- EXERCISE OBJECTIVE
Leave the pictures out. Retype exactly the lines below from the one containing "Emit a Python" through the one containing "range=Y_RANGE, nice=False, zero=False)", and no others.

--- start ---

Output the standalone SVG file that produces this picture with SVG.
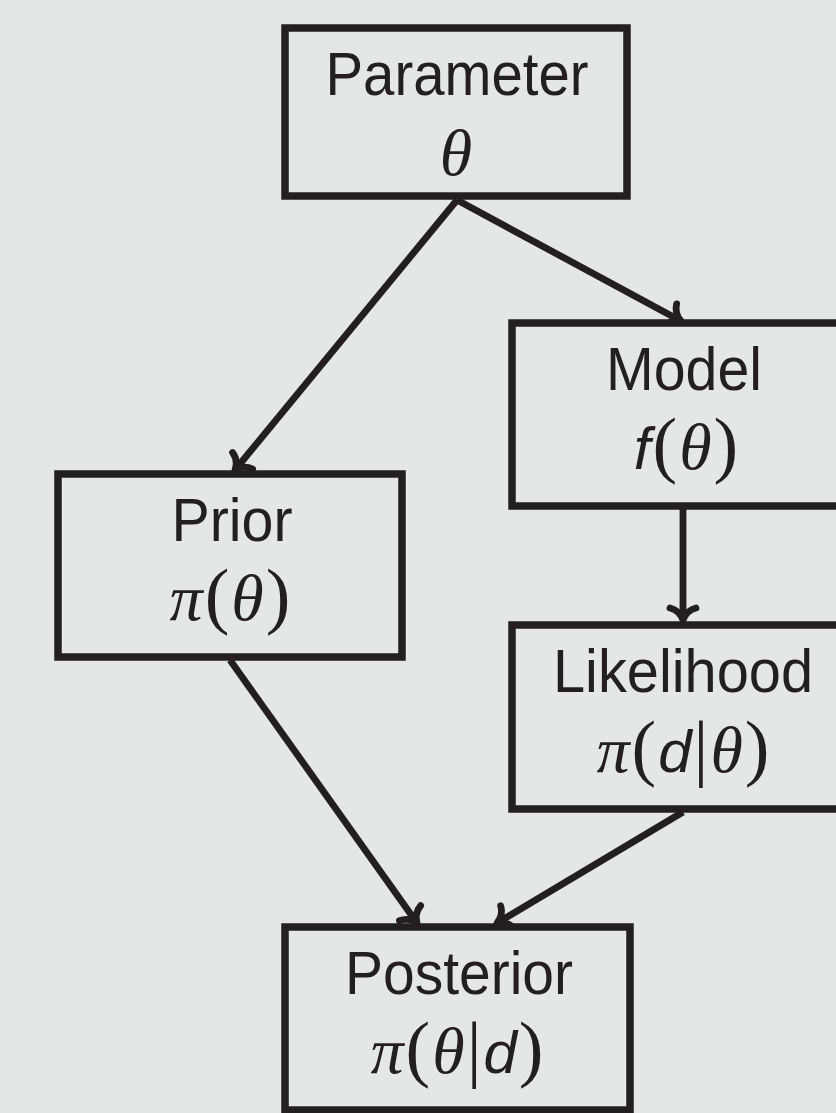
<svg xmlns="http://www.w3.org/2000/svg" width="836" height="1113" viewBox="0 0 836 1113">
<defs>
<style>
.bg{fill:#e5e6e6}
.box{fill:#e5e6e6;stroke:#231f20;stroke-width:7.5}
.edge{stroke:#231f20;stroke-width:6.8;fill:none}
.lbl{font-family:"Liberation Sans",Arial,sans-serif;font-size:62px;fill:#231f20;text-anchor:middle}
.math{font-family:"Liberation Serif","Times New Roman",serif;font-size:66px;fill:#231f20;text-anchor:middle;letter-spacing:2px}
.it{font-style:italic}
.sit{font-family:"Liberation Sans",Arial,sans-serif;font-style:italic;font-size:60px}
.par{font-size:74px}
</style>
<marker id="ah" markerUnits="userSpaceOnUse" viewBox="-20 -20 40 40" markerWidth="40" markerHeight="40" refX="0" refY="0" orient="auto" overflow="visible">
<path d="M -12,-13 C -10,-5 -4,-1.5 0,0 C -4,1.5 -10,5 -12,13" fill="none" stroke="#231f20" stroke-width="6.8" stroke-linecap="round" stroke-linejoin="round"/>
</marker>
</defs>
<rect class="bg" x="0" y="0" width="836" height="1113"/>
<g id="connectors">
<line class="edge" x1="457" y1="200" x2="235" y2="470" marker-end="url(#ah)"/>
<line class="edge" x1="457" y1="200" x2="681" y2="321" marker-end="url(#ah)"/>
<line class="edge" x1="683" y1="509" x2="683" y2="620" marker-end="url(#ah)"/>
<line class="edge" x1="230" y1="660" x2="417" y2="923" marker-end="url(#ah)"/>
<line class="edge" x1="683" y1="812" x2="497" y2="923" marker-end="url(#ah)"/>
</g>
<g id="parameter">
<rect class="box" x="285" y="28" width="342" height="168"/>
<text class="lbl" x="457" y="95" textLength="263" lengthAdjust="spacingAndGlyphs">Parameter</text>
<text class="math it" x="457" y="175">θ</text>
</g>
<g id="model">
<rect class="box" x="512" y="323" width="344" height="183"/>
<text class="lbl" x="684" y="390" textLength="156" lengthAdjust="spacingAndGlyphs">Model</text>
<text class="math" x="687" y="469"><tspan class="sit">f</tspan><tspan class="par">(</tspan><tspan class="it">θ</tspan><tspan class="par">)</tspan></text>
</g>
<g id="prior">
<rect class="box" x="58" y="474" width="344" height="183"/>
<text class="lbl" x="232" y="541" textLength="121" lengthAdjust="spacingAndGlyphs">Prior</text>
<text class="math" x="231" y="620"><tspan class="it">π</tspan><tspan class="par">(</tspan><tspan class="it">θ</tspan><tspan class="par">)</tspan></text>
</g>
<g id="likelihood">
<rect class="box" x="512" y="625" width="344" height="184"/>
<text class="lbl" x="683" y="692" textLength="260" lengthAdjust="spacingAndGlyphs">Likelihood</text>
<text class="math" x="684" y="772"><tspan class="it">π</tspan><tspan class="par">(</tspan><tspan class="sit">d</tspan><tspan class="par">|</tspan><tspan class="it">θ</tspan><tspan class="par">)</tspan></text>
</g>
<g id="posterior">
<rect class="box" x="285" y="927" width="345" height="183"/>
<text class="lbl" x="459" y="994" textLength="228" lengthAdjust="spacingAndGlyphs">Posterior</text>
<text class="math" x="458" y="1073"><tspan class="it">π</tspan><tspan class="par">(</tspan><tspan class="it">θ</tspan><tspan class="par">|</tspan><tspan class="sit">d</tspan><tspan class="par">)</tspan></text>
</g>
</svg>
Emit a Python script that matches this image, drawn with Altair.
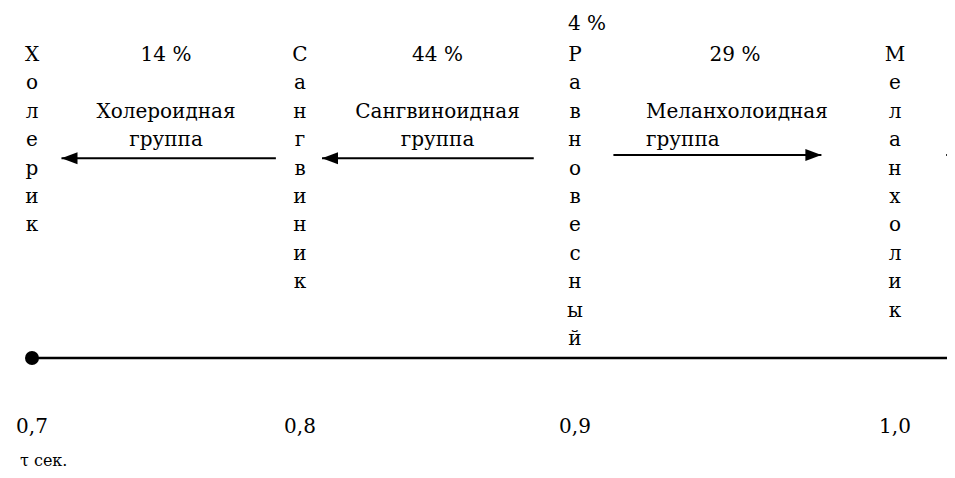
import altair as alt
import pandas as pd

# ---------------- data ----------------
types = ["Холерик", "Сангвиник", "Равновесный", "Меланхолик"]
tau = [0.7, 0.8, 0.9, 1.0]
tau_labels = ["0,7", "0,8", "0,9", "1,0"]
group_pct = ["14 %", "44 %", "29 %"]
center_pct = "4 %"
group_names = ["Холероидная", "Сангвиноидная", "Меланхолоидная"]
group_word = "группа"
arrow_from = [0.791, 0.885, 0.912, 1.016]
arrow_to = [0.711, 0.808, 0.977, 1.100]
axis_unit = "τ сек."

# ---------------- layout ----------------
X_RANGE = [24, 292, 567, 887]          # pixel position of each tau value
Y_DOMAIN = [0, 14]                     # text rows
Y_RANGE = [53, 53 + 14 * 28.4]
ROW_PCT_CENTER = -1.09
ROW_AXIS = 10.46
ROW_TICKS = 13.1
ROW_UNIT = 14.26
ARROW_ROWS = [3.42, 3.42, 3.31, 3.31]
SERIF = "DejaVu Serif"

xs = alt.Scale(domain=tau, range=X_RANGE, nice=False, zero=False)
ys = alt.Scale(domain=Y_DOMAIN, range=Y_RANGE, nice=False, zero=False)


def X(f):
    return alt.X(f"{f}:Q", scale=xs, axis=None)


def Y(f):
    return alt.Y(f"{f}:Q", scale=ys, axis=None)


# vertical words, one letter per row
letters = pd.DataFrame(
    [{"tau": t, "row": i, "ch": ch} for w, t in zip(types, tau) for i, ch in enumerate(w)]
)
mids = [(tau[k] + tau[k + 1]) / 2 for k in range(len(tau) - 1)]
pct = pd.DataFrame({"tau": mids, "row": 0, "txt": group_pct})
pct_c = pd.DataFrame({"tau": [tau[2]], "row": [ROW_PCT_CENTER], "txt": [center_pct]})
groups = pd.DataFrame(
    [{"tau": m, "row": 2, "txt": n, "g": k} for k, (m, n) in enumerate(zip(mids, group_names))]
    + [{"tau": m, "row": 3, "txt": group_word, "g": k} for k, m in enumerate(mids)]
)
arrows = pd.DataFrame({"a": arrow_from, "b": arrow_to, "row": ARROW_ROWS})
arrows["shape"] = [
    "M0,0L2,-0.75L2,0.75Z" if b < a else "M0,0L-2,-0.75L-2,0.75Z"
    for a, b in zip(arrow_from, arrow_to)
]
axis_df = pd.DataFrame({"a": [tau[0]], "b": [1.1], "row": [ROW_AXIS]})
ticks = pd.DataFrame({"tau": tau, "row": ROW_TICKS, "txt": tau_labels})
unit = pd.DataFrame({"tau": [tau[0]], "row": [ROW_UNIT], "txt": [axis_unit]})


def txt(df, size, align="center", dx=0):
    return alt.Chart(df).mark_text(
        font=SERIF, fontSize=size, align=align, baseline="alphabetic", dx=dx, color="black"
    ).encode(x=X("tau"), y=Y("row"), text="txt:N" if "txt" in df else "ch:N")


l_letters = txt(letters, 20)
l_pct = txt(pct, 20)
l_pct_c = txt(pct_c, 20, "left", -7)
l_groups_c = txt(groups[groups.g < 2], 20)
l_groups_l = txt(groups[groups.g == 2], 20, "left", -89)
l_ticks = txt(ticks, 20)
l_unit = txt(unit, 16, "left", -12)

l_arrows = alt.Chart(arrows).mark_rule(color="black", strokeWidth=2, clip=True).encode(
    x=X("a"), x2="b:Q", y=Y("row")
)

l_heads = alt.Chart(arrows).mark_point(
    filled=True, color="black", opacity=1, size=256, clip=True
).encode(x=X("b"), y=Y("row"), shape=alt.Shape("shape:N", scale=None))

l_axis = alt.Chart(axis_df).mark_rule(color="black", strokeWidth=2.5, clip=True).encode(
    x=X("a"), x2="b:Q", y=Y("row")
)

l_dot = alt.Chart(axis_df).mark_point(
    filled=True, color="black", opacity=1, size=196, shape="circle"
).encode(x=X("a"), y=Y("row"))

chart = alt.layer(
    l_axis, l_dot, l_arrows, l_heads, l_letters, l_pct, l_pct_c,
    l_groups_c, l_groups_l, l_ticks, l_unit
).properties(
    width=939, height=462, padding=0, autosize=alt.AutoSizeParams(type="none"),
    background="white"
).configure_view(stroke=None)

chart.save("out.html", embed_options={"renderer": "svg", "actions": False})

--- end ---

- REPLY TO THE EXERCISE
Emit a Python script that matches this image, drawn with Altair.
import altair as alt
import pandas as pd

# ---------------- data ----------------
types = ["Холерик", "Сангвиник", "Равновесный", "Меланхолик"]
tau = [0.7, 0.8, 0.9, 1.0]
tau_labels = ["0,7", "0,8", "0,9", "1,0"]
group_pct = ["14 %", "44 %", "29 %"]
center_pct = "4 %"
group_names = ["Холероидная", "Сангвиноидная", "Меланхолоидная"]
group_word = "группа"
arrow_from = [0.791, 0.885, 0.912, 1.016]
arrow_to = [0.711, 0.808, 0.977, 1.100]
axis_unit = "τ сек."

# ---------------- layout ----------------
X_RANGE = [24, 292, 567, 887]          # pixel position of each tau value
Y_DOMAIN = [0, 14]                     # text rows
Y_RANGE = [53, 53 + 14 * 28.4]
ROW_PCT_CENTER = -1.09
ROW_AXIS = 10.46
ROW_TICKS = 13.1
ROW_UNIT = 14.26
ARROW_ROWS = [3.42, 3.42, 3.31, 3.31]
SERIF = "DejaVu Serif"

xs = alt.Scale(domain=tau, range=X_RANGE, nice=False, zero=False)
ys = alt.Scale(domain=Y_DOMAIN, range=Y_RANGE, nice=False, zero=False)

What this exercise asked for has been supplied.